How many cold emails should I send per day?

Quality over quantity. 10-15 well-researched, personalized emails will outperform 100 templated blasts. Each email should take 5-8 minutes to write (including research). That's about 60-90 minutes of prospecting per day. If your response rate is below 10%, the problem is quality, not quantity. If it's above 15%, you can scale up, but never sacrifice personalization for volume.

Should I use cold email tools and automation?

For sending and follow-up scheduling, yes. Tools like Lemlist or Mailshake help manage sequences. For personalization, no. Automated "personalization" (pulling LinkedIn data into templates) is obvious and kills response rates. The hook and value prop should be hand-written for each recipient. Automate the logistics, personalize the message.
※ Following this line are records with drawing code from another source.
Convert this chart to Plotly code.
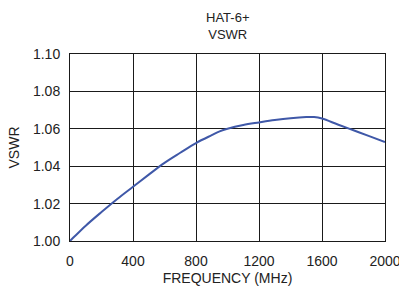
import plotly.graph_objects as go

freq_mhz = [0, 30, 100, 200, 300, 400, 500, 600, 700, 800, 900, 950, 1000,
            1100, 1200, 1300, 1400, 1500, 1550, 1600, 1700, 1800, 1900, 2000]
vswr = [1.000, 1.0025, 1.0082, 1.0155, 1.0225, 1.029, 1.0355, 1.0418,
        1.0472, 1.0524, 1.0566, 1.0586, 1.0600, 1.0620, 1.0634, 1.0647, 1.0657, 1.0663,
        1.0663, 1.0655, 1.0623, 1.0592, 1.0561, 1.0529]
x_ticks = [0, 400, 800, 1200, 1600, 2000]
y_ticks = [1.00, 1.02, 1.04, 1.06, 1.08, 1.10]
title_lines = ["HAT-6+", "VSWR"]

fig = go.Figure()
fig.add_trace(go.Scatter(x=freq_mhz, y=vswr, mode="lines",
                         line=dict(color="#3f58a8", width=2), line_shape="spline",
                         showlegend=False, cliponaxis=False))

font = dict(family="Liberation Sans, Arial, sans-serif", color="#222222")
fig.update_layout(
    width=399, height=286,
    margin=dict(l=70, r=14, t=54, b=45, autoexpand=False),
    paper_bgcolor="white", plot_bgcolor="white",
    font=dict(size=13, **font),
)
fig.add_annotation(text="<br>".join(title_lines), xref="paper", yref="paper",
                   x=0.5, y=1.152, xanchor="center", yanchor="middle",
                   showarrow=False, font=dict(size=13, **font))
fig.update_xaxes(range=[0, 2000], tickvals=x_ticks, ticktext=[str(v) for v in x_ticks],
                 showgrid=True, gridcolor="#1a1a1a", gridwidth=1, automargin=False,
                 showline=True, linecolor="#1a1a1a", linewidth=1, mirror=True,
                 zeroline=False, ticks="", tickfont=dict(size=14), ticklabelstandoff=7,
                 ticklabeloverflow="allow",
                 title=dict(text="FREQUENCY (MHz)", font=dict(size=14), standoff=9))
fig.update_yaxes(range=[1.00, 1.10], tickvals=y_ticks, ticktext=[f"{v:.2f}" for v in y_ticks],
                 showgrid=True, gridcolor="#1a1a1a", gridwidth=1, automargin=False,
                 showline=True, linecolor="#1a1a1a", linewidth=1, mirror=True,
                 zeroline=False, ticks="", tickfont=dict(size=14), ticklabelstandoff=6,
                 ticklabeloverflow="allow",
                 title=dict(text="VSWR", font=dict(size=14), standoff=10))

fig.write_html("out.html", config={"displayModeBar": False},
               post_script="document.body.style.margin='0';document.body.style.overflow='hidden';")
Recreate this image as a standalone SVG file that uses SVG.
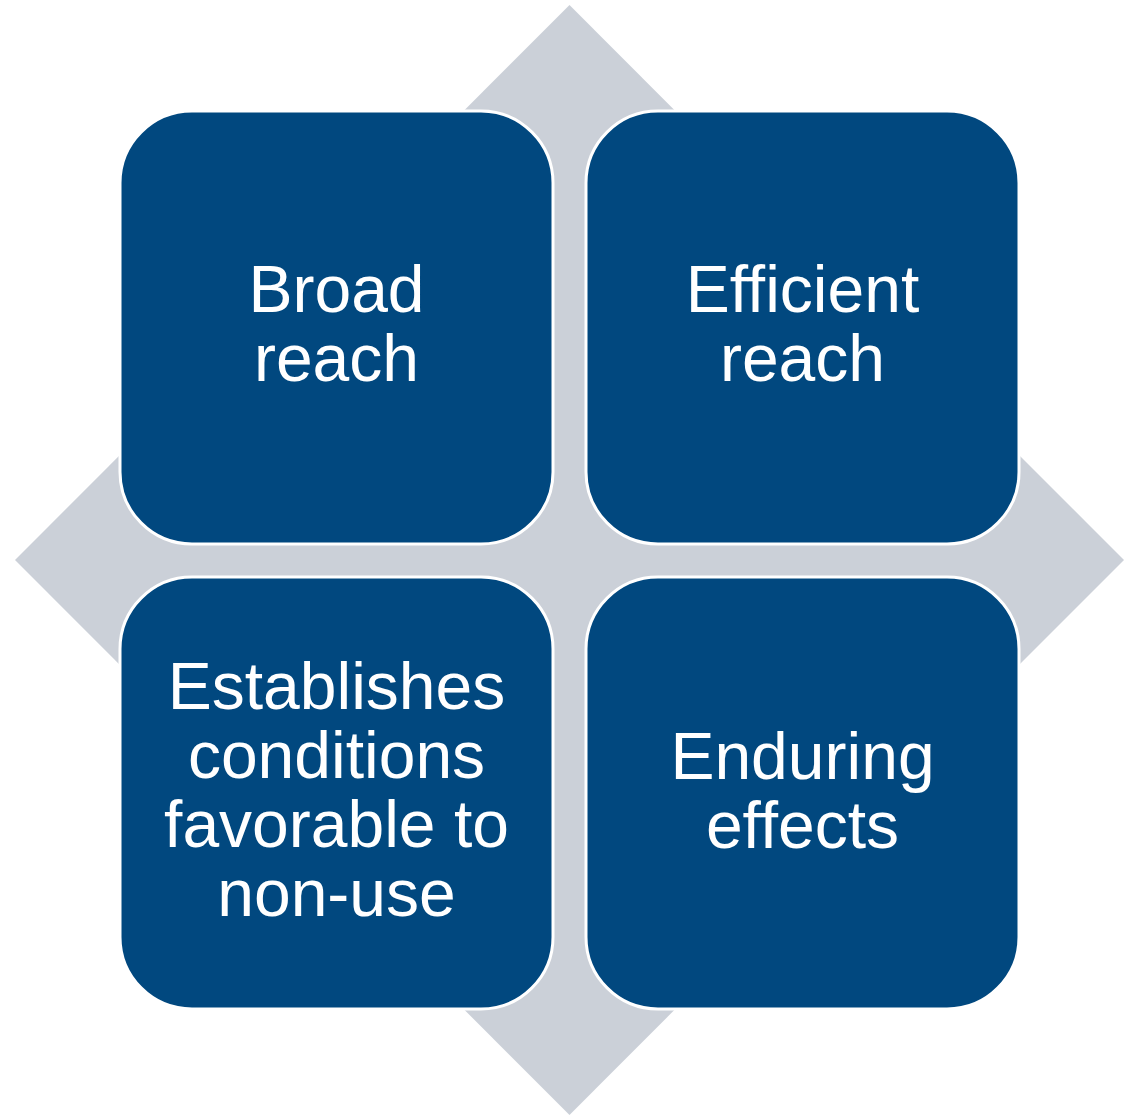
<svg xmlns="http://www.w3.org/2000/svg" width="1133" height="1115" viewBox="0 0 1133 1115">
  <style>
    .tile { fill: #01487F; stroke: #FFFFFF; stroke-width: 3; }
    .label { fill: #FFFFFF; font-family: "Liberation Sans", Arial, sans-serif; font-size: 66px; text-anchor: middle; }
  </style>
  <rect width="1133" height="1115" fill="#FFFFFF"/>
  <!-- background diamond -->
  <g id="backdrop">
    <polygon points="569.5,5 1124,560 569.5,1115 15,560" fill="#CBD0D8"/>
  </g>
  <g id="connectors"></g>
  <g id="broad-reach">
    <rect class="tile" x="120" y="111" width="433" height="433" rx="72" ry="72"/>
    <text class="label" x="336.5" y="312">Broad</text>
    <text class="label" x="336.5" y="381">reach</text>
  </g>
  <g id="efficient-reach">
    <rect class="tile" x="586" y="111" width="433" height="433" rx="72" ry="72"/>
    <text class="label" x="802.5" y="312">Efficient</text>
    <text class="label" x="802.5" y="381">reach</text>
  </g>
  <g id="establishes-conditions">
    <rect class="tile" x="120" y="577" width="433" height="432" rx="72" ry="72"/>
    <text class="label" x="336.5" y="709">Establishes</text>
    <text class="label" x="336.5" y="778">conditions</text>
    <text class="label" x="336.5" y="847">favorable to</text>
    <text class="label" x="336.5" y="916">non-use</text>
  </g>
  <g id="enduring-effects">
    <rect class="tile" x="586" y="577" width="433" height="432" rx="72" ry="72"/>
    <text class="label" x="802.5" y="779">Enduring</text>
    <text class="label" x="802.5" y="848">effects</text>
  </g>
</svg>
What's a good cold email response rate?

10-15% is solid for B2B outreach. 15-25% is excellent and usually means your targeting and messaging are dialed in. Above 25% means you could probably charge more or go after bigger fish. Below 5% means something is fundamentally wrong: usually either poor targeting (wrong people) or poor messaging (too generic). Track response rate weekly and iterate.

How do I find the right person to email?

Target the person who feels the pain, not the person who signs the check. The founder of a 15-person agency feels the admin pain daily. The VP of Marketing at a Fortune 500 has an assistant who filters your email. LinkedIn is the best research tool: look at who posts about the problems you solve, who recently changed roles (they're looking to make an impact), and who runs teams of the right size.

Is it okay to follow up more than once?

Yes. Most positive responses come on the 2nd or 3rd email, not the first. People are busy, not uninterested. A 4-email sequence over 2 weeks is standard and professional. After 4 with no response, stop. Never follow up with "just checking in" or "bumping this to the top of your inbox." Each follow-up should add new value or take a new angle.

Should I cold email or cold DM on LinkedIn?

Both work. LinkedIn DMs have higher open rates but lower response rates (people are suspicious of DMs). Email feels more professional for B2B. The best approach: connect on LinkedIn first (no sales pitch in the connection request), then email a few days later referencing your connection. This warms the email and increases response rates by 30-40%.